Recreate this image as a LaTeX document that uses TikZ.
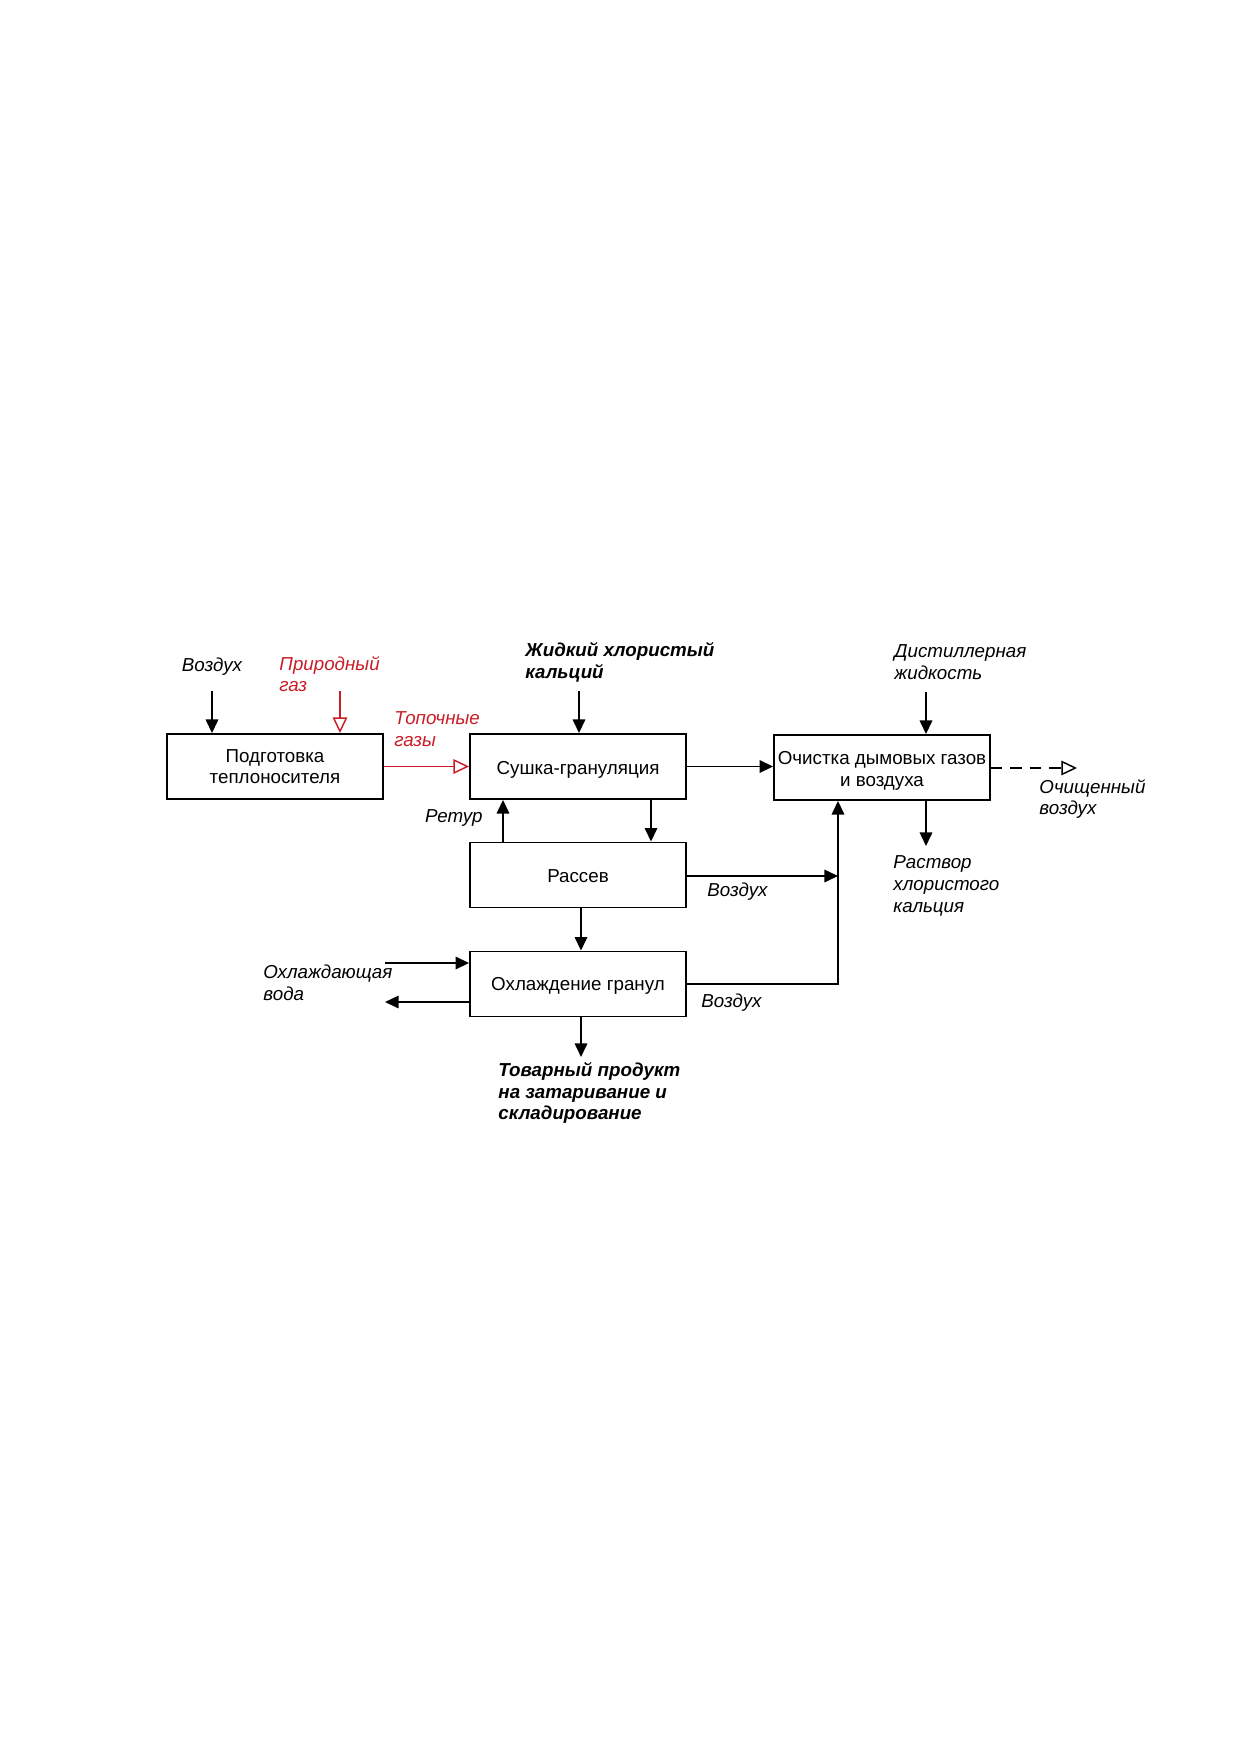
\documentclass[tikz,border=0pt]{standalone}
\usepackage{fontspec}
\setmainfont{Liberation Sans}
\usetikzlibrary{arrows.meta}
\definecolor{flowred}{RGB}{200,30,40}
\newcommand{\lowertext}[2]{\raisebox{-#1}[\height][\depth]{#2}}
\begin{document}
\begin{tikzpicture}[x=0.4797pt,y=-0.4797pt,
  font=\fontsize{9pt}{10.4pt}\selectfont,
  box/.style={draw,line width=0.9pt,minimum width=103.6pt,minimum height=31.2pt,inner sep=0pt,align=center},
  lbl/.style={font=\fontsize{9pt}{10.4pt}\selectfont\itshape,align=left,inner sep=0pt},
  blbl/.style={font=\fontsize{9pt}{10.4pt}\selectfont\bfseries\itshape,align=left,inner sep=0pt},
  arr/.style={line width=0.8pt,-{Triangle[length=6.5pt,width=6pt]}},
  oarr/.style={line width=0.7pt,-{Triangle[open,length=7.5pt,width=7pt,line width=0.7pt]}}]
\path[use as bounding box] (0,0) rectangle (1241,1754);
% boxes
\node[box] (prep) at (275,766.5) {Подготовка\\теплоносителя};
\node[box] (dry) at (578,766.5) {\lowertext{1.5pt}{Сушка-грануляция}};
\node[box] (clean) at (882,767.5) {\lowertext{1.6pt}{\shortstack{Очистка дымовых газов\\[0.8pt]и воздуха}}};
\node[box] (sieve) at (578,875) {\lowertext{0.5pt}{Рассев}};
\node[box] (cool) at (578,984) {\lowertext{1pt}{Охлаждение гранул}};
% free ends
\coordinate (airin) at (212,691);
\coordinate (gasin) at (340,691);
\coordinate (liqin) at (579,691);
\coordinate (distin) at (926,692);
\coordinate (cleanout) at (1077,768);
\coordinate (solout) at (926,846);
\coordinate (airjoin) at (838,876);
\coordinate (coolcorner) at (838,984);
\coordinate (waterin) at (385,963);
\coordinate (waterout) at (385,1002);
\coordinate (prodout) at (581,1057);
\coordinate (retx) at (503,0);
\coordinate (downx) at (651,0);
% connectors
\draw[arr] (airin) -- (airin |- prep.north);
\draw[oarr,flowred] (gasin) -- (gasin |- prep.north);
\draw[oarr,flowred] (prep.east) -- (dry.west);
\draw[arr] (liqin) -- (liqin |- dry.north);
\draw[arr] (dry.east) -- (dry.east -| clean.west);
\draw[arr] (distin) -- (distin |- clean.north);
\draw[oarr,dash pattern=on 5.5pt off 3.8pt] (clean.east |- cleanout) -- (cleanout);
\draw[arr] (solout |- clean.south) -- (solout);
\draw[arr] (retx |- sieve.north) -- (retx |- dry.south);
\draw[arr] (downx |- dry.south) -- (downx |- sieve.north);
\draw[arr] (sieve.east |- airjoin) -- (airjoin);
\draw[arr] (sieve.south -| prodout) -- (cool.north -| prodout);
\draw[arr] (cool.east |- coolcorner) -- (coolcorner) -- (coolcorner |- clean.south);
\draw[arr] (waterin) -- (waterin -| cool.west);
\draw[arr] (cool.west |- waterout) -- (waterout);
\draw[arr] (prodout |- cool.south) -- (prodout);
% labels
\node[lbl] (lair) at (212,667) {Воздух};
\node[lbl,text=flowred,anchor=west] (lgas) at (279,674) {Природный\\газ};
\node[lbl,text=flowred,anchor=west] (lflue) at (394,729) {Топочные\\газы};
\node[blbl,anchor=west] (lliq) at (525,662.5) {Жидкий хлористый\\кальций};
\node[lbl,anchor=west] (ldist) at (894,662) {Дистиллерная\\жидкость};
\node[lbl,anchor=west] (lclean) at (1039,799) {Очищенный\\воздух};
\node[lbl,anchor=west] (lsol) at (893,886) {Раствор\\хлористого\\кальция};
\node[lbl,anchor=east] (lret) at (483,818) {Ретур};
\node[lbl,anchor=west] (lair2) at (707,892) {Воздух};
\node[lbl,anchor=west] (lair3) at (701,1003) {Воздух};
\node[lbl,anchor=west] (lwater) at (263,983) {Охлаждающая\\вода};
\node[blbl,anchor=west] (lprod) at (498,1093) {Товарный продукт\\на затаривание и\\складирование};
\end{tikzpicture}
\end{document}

▸ **WRITTEN EXERCISE**:
Copy out each line exactly, without the pictures.

▸ **RESULT FOR THIS EXERCISE**:
Recreate this image as a LaTeX document that uses TikZ.
\documentclass[tikz,border=0pt]{standalone}
\usepackage{fontspec}
\setmainfont{Liberation Sans}
\usetikzlibrary{arrows.meta}
\definecolor{flowred}{RGB}{200,30,40}
\newcommand{\lowertext}[2]{\raisebox{-#1}[\height][\depth]{#2}}
\begin{document}
\begin{tikzpicture}[x=0.4797pt,y=-0.4797pt,
  font=\fontsize{9pt}{10.4pt}\selectfont,
  box/.style={draw,line width=0.9pt,minimum width=103.6pt,minimum height=31.2pt,inner sep=0pt,align=center},
  lbl/.style={font=\fontsize{9pt}{10.4pt}\selectfont\itshape,align=left,inner sep=0pt},
  blbl/.style={font=\fontsize{9pt}{10.4pt}\selectfont\bfseries\itshape,align=left,inner sep=0pt},
  arr/.style={line width=0.8pt,-{Triangle[length=6.5pt,width=6pt]}},
  oarr/.style={line width=0.7pt,-{Triangle[open,length=7.5pt,width=7pt,line width=0.7pt]}}]
\path[use as bounding box] (0,0) rectangle (1241,1754);
% boxes
\node[box] (prep) at (275,766.5) {Подготовка\\теплоносителя};
\node[box] (dry) at (578,766.5) {\lowertext{1.5pt}{Сушка-грануляция}};
\node[box] (clean) at (882,767.5) {\lowertext{1.6pt}{\shortstack{Очистка дымовых газов\\[0.8pt]и воздуха}}};
\node[box] (sieve) at (578,875) {\lowertext{0.5pt}{Рассев}};
\node[box] (cool) at (578,984) {\lowertext{1pt}{Охлаждение гранул}};
% free ends
\coordinate (airin) at (212,691);
\coordinate (gasin) at (340,691);
\coordinate (liqin) at (579,691);
\coordinate (distin) at (926,692);
\coordinate (cleanout) at (1077,768);
\coordinate (solout) at (926,846);
\coordinate (airjoin) at (838,876);
\coordinate (coolcorner) at (838,984);
\coordinate (waterin) at (385,963);
\coordinate (waterout) at (385,1002);
\coordinate (prodout) at (581,1057);
\coordinate (retx) at (503,0);
\coordinate (downx) at (651,0);
% connectors
\draw[arr] (airin) -- (airin |- prep.north);
\draw[oarr,flowred] (gasin) -- (gasin |- prep.north);
\draw[oarr,flowred] (prep.east) -- (dry.west);
\draw[arr] (liqin) -- (liqin |- dry.north);
\draw[arr] (dry.east) -- (dry.east -| clean.west);
\draw[arr] (distin) -- (distin |- clean.north);
\draw[oarr,dash pattern=on 5.5pt off 3.8pt] (clean.east |- cleanout) -- (cleanout);
\draw[arr] (solout |- clean.south) -- (solout);
\draw[arr] (retx |- sieve.north) -- (retx |- dry.south);
\draw[arr] (downx |- dry.south) -- (downx |- sieve.north);
\draw[arr] (sieve.east |- airjoin) -- (airjoin);
\draw[arr] (sieve.south -| prodout) -- (cool.north -| prodout);
\draw[arr] (cool.east |- coolcorner) -- (coolcorner) -- (coolcorner |- clean.south);
\draw[arr] (waterin) -- (waterin -| cool.west);
\draw[arr] (cool.west |- waterout) -- (waterout);
\draw[arr] (prodout |- cool.south) -- (prodout);
% labels
\node[lbl] (lair) at (212,667) {Воздух};
\node[lbl,text=flowred,anchor=west] (lgas) at (279,674) {Природный\\газ};
\node[lbl,text=flowred,anchor=west] (lflue) at (394,729) {Топочные\\газы};
\node[blbl,anchor=west] (lliq) at (525,662.5) {Жидкий хлористый\\кальций};
\node[lbl,anchor=west] (ldist) at (894,662) {Дистиллерная\\жидкость};
\node[lbl,anchor=west] (lclean) at (1039,799) {Очищенный\\воздух};
\node[lbl,anchor=west] (lsol) at (893,886) {Раствор\\хлористого\\кальция};
\node[lbl,anchor=east] (lret) at (483,818) {Ретур};
\node[lbl,anchor=west] (lair2) at (707,892) {Воздух};
\node[lbl,anchor=west] (lair3) at (701,1003) {Воздух};
\node[lbl,anchor=west] (lwater) at (263,983) {Охлаждающая\\вода};
\node[blbl,anchor=west] (lprod) at (498,1093) {Товарный продукт\\на затаривание и\\складирование};
\end{tikzpicture}
\end{document}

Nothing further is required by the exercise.